Chess is undoubtably cool and it needs to look cool. The London Candidates Venue looked great – modern, studious, dramatic. Bobby Fischer in his dark blue suit was Gucciesque. Who can forget the soviet era with all its cold war chic – Kasparov vs Karpov, KGB limos? Think James Bond circa 1960’s or as per Casino Royale. There is clearly an opportunity to reinvigorate the image of chess rather than have the image at the top of this post.
My suggestions are… Get rid of the audience. Over a million people were watching the World Championship online and about 12 were in the audience – most looked like they were there under duress, seeing them looked awful. Make it a feature that there’s no audience – ‘the players are now going into isolation… They will come out when a result occurs’, like space explorers stepping out of the landing capsule. Use design to highlight this process of ‘going into isolation’ – like the Big Brother house but not crass. Have a dynamic stat showing internet audience if possible (as long as the figure is large) – this will make people feel as though they are part of something big. When you have ads (commercials) don’t have a Phosphate manufacturer for agribusiness, dont play a poorly produced video of someone ambling around a one room chess museum in Moscow. Surely an international high tech company or a logistics company would jump at being associated with chess – the YouGov Poll shows an ideal audience. Don’t have advertising on clothes, use the ad breaks for the sponsors to sell. The same holds true for the venue, use the press conference to have background logos. Design an incredible set in a prestigious location. An observation station on a high mountain peak in the swiss alps or the top of a skyscraper in Shanghai, even a purpose built temporary venue in Washington Square Park (architectural competition) – the venue can be quite creative since you are now free of a physical audience. Use technology beautifully. Make technology interactive so that people can, for instance, choose what commentator they want to hear – beginners will want different commentary to those that understand algebraic notation, some might choose commentary in a different language. The commentators should be the only audience at the venue and should not use engines, put them in dark little glass boxes overlooking the play. Also use technology to provide features like analysis boards so the internet audience can try out their own moves. Allow the internet audience to vote for moves before they happen and have a competition to see who gets closest to the actual game. The internet audience should be able to choose engines to evaluate players standings or suggests moves. Have more stats.
In summary understand that this event is an internet event; not TV, not physical audience.

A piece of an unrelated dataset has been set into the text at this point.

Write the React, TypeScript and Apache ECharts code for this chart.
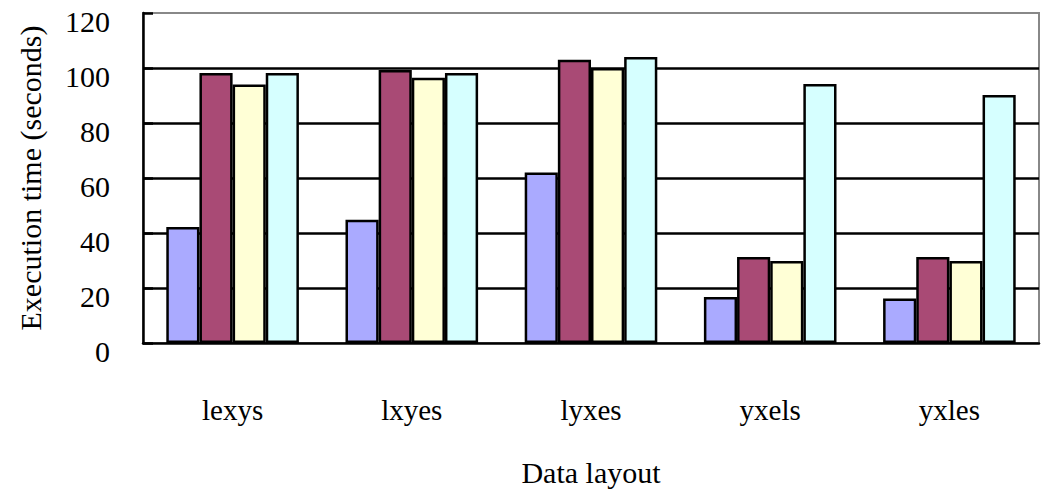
import React, { useEffect, useRef } from "react";
import * as echarts from "echarts";

const categories = ["lexys", "lxyes", "lyxes", "yxels", "yxles"];
const seriesNames = ["S1", "S2", "S3", "S4"];
const s1 = [42.2, 44.8, 62, 16.7, 16.2];
const s2 = [98.2, 99.3, 103, 31.3, 31.3];
const s3 = [94, 96.5, 100, 29.8, 29.8];
const s4 = [98.2, 98.2, 104, 94.2, 90.2];
const colors = ["#AAAAFF", "#A94A75", "#FFFFD6", "#D6FFFF"];
const yTicks = [0, 20, 40, 60, 80, 100, 120];

const FONT = "'Liberation Serif', 'Times New Roman', serif";

export default function App() {
  const ref = useRef<HTMLDivElement>(null);
  useEffect(() => {
    if (!ref.current) return;
    const chart = echarts.init(ref.current, undefined, { renderer: "svg" });
    const data = [s1, s2, s3, s4];
    chart.setOption({
      animation: false,
      backgroundColor: "#fff",
      grid: {
        left: 143,
        right: 8,
        top: 13,
        bottom: 146,
        containLabel: false,
        outerBoundsMode: "none",
        show: true,
        borderColor: "#888",
        borderWidth: 2,
      },
      xAxis: {
        type: "category",
        data: categories,
        name: "Data layout",
        nameLocation: "middle",
        nameGap: 114,
        nameTextStyle: { fontFamily: FONT, fontSize: 30, color: "#000" },
        axisLine: { lineStyle: { color: "#000", width: 2.5 } },
        axisTick: { inside: true, length: 10, lineStyle: { color: "#000", width: 2.5 } },
        axisLabel: { fontFamily: FONT, fontSize: 29, color: "#000", margin: 52 },
      },
      yAxis: {
        type: "value",
        min: yTicks[0],
        max: yTicks[yTicks.length - 1],
        interval: 20,
        name: "Execution time (seconds)",
        nameLocation: "middle",
        nameGap: 98,
        nameTextStyle: { fontFamily: FONT, fontSize: 30, color: "#000" },
        axisLine: { show: true, lineStyle: { color: "#000", width: 2.5 } },
        axisTick: { show: true, inside: true, length: 10, lineStyle: { color: "#000", width: 2.5 } },
        axisLabel: {
          fontFamily: FONT,
          fontSize: 30,
          color: "#000",
          margin: 33,
          verticalAlign: "top",
          lineHeight: 16,
        },
        splitLine: {
          show: true,
          showMinLine: false,
          showMaxLine: false,
          lineStyle: { color: "#000", width: 2.5 },
        },
      },
      series: data.map((d, i) => ({
        name: seriesNames[i],
        type: "bar",
        data: d,
        barGap: "0%",
        barCategoryGap: "26%",
        itemStyle: { color: colors[i], borderColor: "#000", borderWidth: 2.5 },
      })),
    });
    return () => chart.dispose();
  }, []);
  return (
    <div
      ref={ref}
      style={{ position: "absolute", left: 0, top: 0, width: 1047, height: 489 }}
    />
  );
}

I have been watching the world championship matches live on the internet with commentary by Peter Svidler and Sopiko Guramishvili. It’s fascinating to listen to because the commentary lets me understand what great players think about during a game. I’m enjoying the depth to which the commentators explore potential lines, even if sometimes they aren’t played. I also like the fact that, because it is live, I can imagine myself in the players position and doing so makes me think along with them rather than review a fait-a-complis – this makes me think harder. Today, however, I played lazily in my 1hr Sunday competition and even as I played I thought that I should be trying harder, that I should be looking at more options and following them through more concretely like the commentators do. I didn’t though and I lost to an eight year old. I look forward to watching more commentary and adapting my thinking to emulate better how they think. Hopefully by doing so I will be able to win the rematch with this youth.
When I was about seven I learned the moves for chess. I remember a friend of my dad’s visiting and my dad telling me that he was a chess expert, one of the best players in Belgium. I told this expert I could play chess and the board came out. The only thing I remember him telling me is that you should start with either 1.e4 or 1.d4 and castle as soon as possible. Over time other ‘rules’ have been added to my knowledge; control the centre, develop pieces, castle, grab open files, link pawns, close the centre before attacking on a flank, trade weak pieces, don’t bring out your queen early, etc…
Recently I have posted about the King’s Gambit and my joy at discovering such a wild opening which seems to break so many of these rules. I have also been playing deliberately more unusual moves and caring less about rules and set openings – aiming instead for tactical sequences. This hasn’t translated to better results but the games have been fun and I’m exploring more ideas. I was inspired to post about this change because I noticed a few moves by Carlsen in his second round match with Anand that seem to reflect this more tactical, combinative approach – moves I would have never considered as candidate moves a few months ago. The moves were 12. Nxb6 and especially the rook lift 14. Ra3. Here is the game.
This rule – breaking is something I have noticed in a lot of contemporary games. If you compare them to older games of the 1800’s they are markedly different and much looser. It seems to me that tactical combinations have greater weight than they used to.